機動戦士ガンダムSEED PHASE09〜PHASE12

軍上層部の余りのバカさ加減&何も考えてなさ加減から、「トンデモアニメ」と一般には思われてしまっているけれど、その点さえ目をつぶれば(かなり大きなつぶり方ではあるけれど)非常に良い作品だと思う。特にキラと友人関係の描き方が素晴らしい。お互い信頼し合っていそうで、実は友人たちの方ではコーディネーターであるがゆえに、キラに距離感を感じている、といった匙加減が絶妙である。
これがトミノアニメであったら、登場人物同士がガチンコでぶつかりあうところだが、そういう分かりやすい対決はしない。半ば無意識に相手を傷つけて(もしくは相手を傷つけていることに気付かないふりをして)いるところが、キラ友人たちのズルいところであり、意気地なしなところであり、また非常に現代人的なところであろう。ここまで人間関係を踏み込んで描いた作品は、他にちょっと思い当たらない。

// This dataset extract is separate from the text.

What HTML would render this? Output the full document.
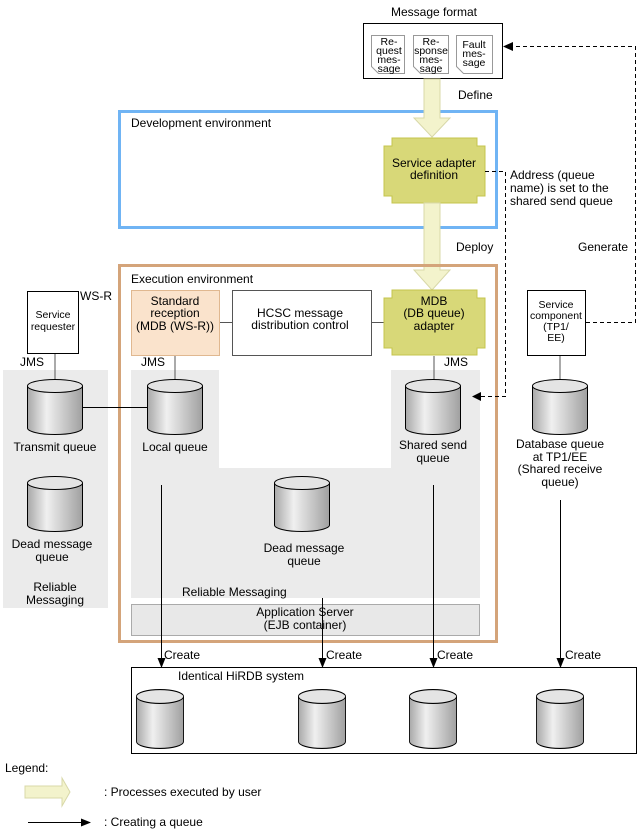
<!DOCTYPE html>
<html><head><meta charset="utf-8"><style>
html,body{margin:0;padding:0;background:#fff}
svg{display:block;font-family:"Liberation Sans",Arial,sans-serif;font-size:12px}
</style></head><body>
<svg width="639" height="831" viewBox="0 0 639 831" xmlns="http://www.w3.org/2000/svg">
<defs>
<linearGradient id="cg" x1="0" x2="1" y1="0" y2="0">
<stop offset="0" stop-color="#a8a8a8"/><stop offset="0.35" stop-color="#f0f0f0"/><stop offset="1" stop-color="#a0a0a0"/>
</linearGradient>
<marker id="ah" markerWidth="10" markerHeight="8" refX="9" refY="4" orient="auto" markerUnits="userSpaceOnUse"><path d="M0,0 L10,4 L0,8 z" fill="#000"/></marker>
<symbol id="cyl" viewBox="0 0 56 56" overflow="visible" preserveAspectRatio="none">
<path d="M0.5,7 L0.5,49 A27.5,6.5 0 0 0 55.5,49 L55.5,7" fill="url(#cg)" stroke="#000" stroke-width="1"/>
<ellipse cx="28" cy="7" rx="27.5" ry="6.5" fill="#e4e4e4" stroke="#000" stroke-width="1"/>
</symbol>
</defs>

<!-- Message format -->
<text x="434" y="16" text-anchor="middle">Message format</text>
<rect x="363.5" y="23.5" width="139" height="55" fill="#fff" stroke="#000"/>
<g fill="#fff" stroke="#999" stroke-width="1">
<path d="M371.5,35.5 H404.5 V73.5 H378.5 L371.5,66.5 Z"/>
<path d="M413.5,35.5 H448.5 V73.5 H420.5 L413.5,66.5 Z"/>
<path d="M456.5,35.5 H492.5 V73.5 H463.5 L456.5,66.5 Z"/>
</g>
<g font-size="10.5" text-anchor="middle">
<text x="389" y="45">Re-</text><text x="389" y="54">quest</text><text x="389" y="63">mes-</text><text x="389" y="72">sage</text>
<text x="431" y="45">Re-</text><text x="431" y="54">sponse</text><text x="431" y="63">mes-</text><text x="431" y="72">sage</text>
<text x="474" y="48">Fault</text><text x="474" y="57">mes-</text><text x="474" y="66">sage</text>
</g>

<!-- Dev env -->
<rect x="119.5" y="111.5" width="377" height="116" fill="none" stroke="#70b4f4" stroke-width="3"/>
<text x="131" y="127">Development environment</text>

<!-- Define arrow -->
<path d="M424,79 H440 V118 H450 L432,137 L414,118 H424 Z" fill="#f3f3cc" stroke="#d8d8a8"/>
<text x="458" y="99">Define</text>

<!-- Service adapter definition -->
<path d="M392,138 H477 V146 H485 V196 H477 V203 H392 V196 H384 V146 H392 Z" fill="#d8d878" stroke="#c4c44c"/>
<text x="434" y="167" text-anchor="middle">Service adapter</text>
<text x="434" y="179" text-anchor="middle">definition</text>

<!-- Deploy arrow -->
<path d="M424,203 H440 V270 H450 L432,290 L414,270 H424 Z" fill="#f3f3cc" stroke="#d8d8a8"/>
<text x="456" y="251">Deploy</text>
<text x="578" y="251">Generate</text>

<text x="510" y="179">Address (queue</text>
<text x="510" y="192">name) is set to the</text>
<text x="510" y="205">shared send queue</text>

<!-- Exec env -->
<rect x="119.5" y="265.5" width="377" height="376" fill="none" stroke="#d4a47a" stroke-width="3"/>
<text x="131" y="283">Execution environment</text>

<!-- gray inner regions -->
<path d="M131,370 H219 V468 H391 V370 H480 V598 H131 Z" fill="#ebebeb"/>
<rect x="3" y="370" width="105" height="238" fill="#ebebeb"/>
<rect x="131.5" y="604.5" width="348" height="31" fill="#e8e8e8" stroke="#aaa"/>
<text x="305" y="616" text-anchor="middle">Application Server</text>
<text x="305" y="629" text-anchor="middle">(EJB container)</text>
<text x="182" y="596">Reliable Messaging</text>

<!-- boxes -->
<rect x="131.5" y="290.5" width="88" height="65" fill="#fae3cc" stroke="#e0b890"/>
<text x="175" y="305" text-anchor="middle">Standard</text>
<text x="175" y="317" text-anchor="middle">reception</text>
<text x="175" y="330" text-anchor="middle">(MDB (WS-R))</text>
<line x1="220" y1="322.5" x2="232" y2="322.5" stroke="#555"/>
<rect x="232.5" y="290.5" width="139" height="65" fill="#fff" stroke="#555"/>
<text x="300" y="317" text-anchor="middle">HCSC message</text>
<text x="300" y="329" text-anchor="middle">distribution control</text>
<line x1="372" y1="322.5" x2="384" y2="322.5" stroke="#555"/>
<path d="M392,290 H477 V298 H485 V348 H477 V355 H392 V348 H384 V298 H392 Z" fill="#d8d878" stroke="#c4c44c"/>
<text x="434" y="305" text-anchor="middle">MDB</text>
<text x="434" y="317" text-anchor="middle">(DB queue)</text>
<text x="434" y="330" text-anchor="middle">adapter</text>

<rect x="27.5" y="291.5" width="51" height="62" fill="#fff" stroke="#000"/>
<text x="53" y="318" text-anchor="middle" font-size="10.5">Service</text>
<text x="53" y="330" text-anchor="middle" font-size="10.5">requester</text>
<text x="80" y="300">WS-R</text>
<text x="20" y="366">JMS</text>
<text x="141" y="366">JMS</text>
<text x="444" y="366">JMS</text>

<rect x="527.5" y="290.5" width="58" height="65" fill="#fff" stroke="#000"/>
<g font-size="10.5" text-anchor="middle">
<text x="556" y="308">Service</text><text x="556" y="319">component</text><text x="556" y="330">(TP1/</text><text x="556" y="341">EE)</text>
</g>

<!-- vertical connectors -->
<g stroke="#555">
<line x1="55" y1="354" x2="55" y2="382"/>
<line x1="175" y1="356" x2="175" y2="382"/>
<line x1="434" y1="356" x2="434" y2="382"/>
<line x1="560" y1="356" x2="560" y2="382"/>
<line x1="83" y1="407.5" x2="147" y2="407.5" stroke="#000"/>
</g>

<!-- cylinders -->
<use href="#cyl" x="27" y="379" width="56" height="56"/>
<use href="#cyl" x="147" y="379" width="56" height="56"/>
<use href="#cyl" x="405" y="379" width="56" height="56"/>
<use href="#cyl" x="532" y="379" width="56" height="56"/>
<use href="#cyl" x="27" y="476" width="56" height="56"/>
<use href="#cyl" x="274" y="476" width="56" height="56"/>

<g text-anchor="middle">
<text x="55" y="451">Transmit queue</text>
<text x="175" y="451">Local queue</text>
<text x="433" y="449">Shared send</text><text x="433" y="462">queue</text>
<text x="560" y="448">Database queue</text><text x="560" y="461">at TP1/EE</text><text x="560" y="473">(Shared receive</text><text x="560" y="486">queue)</text>
<text x="52" y="548">Dead message</text><text x="52" y="561">queue</text>
<text x="304" y="552">Dead message</text><text x="304" y="565">queue</text>
<text x="55" y="591">Reliable</text><text x="55" y="604">Messaging</text>
</g>

<!-- dashed -->
<g fill="none" stroke="#000" stroke-dasharray="4,3">
<path d="M485,171.5 H505.5 V396.5 H478"/>
<path d="M586,322.5 H635.5 V46.5 H512"/>
</g>
<path d="M472,396.5 L481,392 L481,401 Z"/>
<path d="M503,46.5 L513,42 L513,51 Z"/>

<!-- create arrows -->
<g stroke="#000">
<line x1="161.5" y1="485" x2="161.5" y2="667" marker-end="url(#ah)"/>
<line x1="322.5" y1="598" x2="322.5" y2="667" marker-end="url(#ah)"/>
<line x1="433.5" y1="485" x2="433.5" y2="667" marker-end="url(#ah)"/>
<line x1="560.5" y1="500" x2="560.5" y2="667" marker-end="url(#ah)"/>
</g>
<text x="164" y="659">Create</text>
<text x="326" y="659">Create</text>
<text x="437" y="659">Create</text>
<text x="565" y="659">Create</text>

<!-- HiRDB -->
<rect x="131.5" y="667.5" width="505" height="86" fill="#fff" stroke="#000"/>
<text x="178" y="680">Identical HiRDB system</text>
<use href="#cyl" x="136" y="689" width="48" height="60"/>
<use href="#cyl" x="298" y="689" width="48" height="60"/>
<use href="#cyl" x="409" y="689" width="48" height="60"/>
<use href="#cyl" x="536" y="689" width="48" height="60"/>

<!-- legend -->
<text x="5" y="772">Legend:</text>
<path d="M25,786 H62 V778 L70,792 L62,806 V798 H25 Z" fill="#f3f3cc" stroke="#d8d8a8"/>
<text x="104" y="796">: Processes executed by user</text>
<line x1="28" y1="822.5" x2="90" y2="822.5" stroke="#000" marker-end="url(#ah)"/>
<text x="104" y="826">: Creating a queue</text>
</svg>
</body></html>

機動戦士ガンダムSEEDは基本的には「差異」と「ディスコミュニケーション」の話である。また「戦争」というものを非常にシンプルに捉えている、という意味で、珍しい作品であるとも言える。難しい専門用語や、複雑な駆け引きなどを描いて、ヘンに戦争というものを難解に見せてしまっている多くの作品より、案外こういったシンプルな作品の方が真実をついている部分も多いと思う。多いと思うのだけれど、それでもあの関俊彦声の仮面の人は本当に何も考えてない、単なる無能な男にしか見えない、というのはやっぱちょっと描き方に問題があるとは思う。

PHASE11のフレイの最後のセリフがこの作品の戦争に対する考え方を非常に端的に表していたな。

「そうよ。みんなやっつけちゃえばいいのよ。そうしなければ、戦争は終わらないんだから………」

シンプルだけど、意外と真実だよな、この言葉。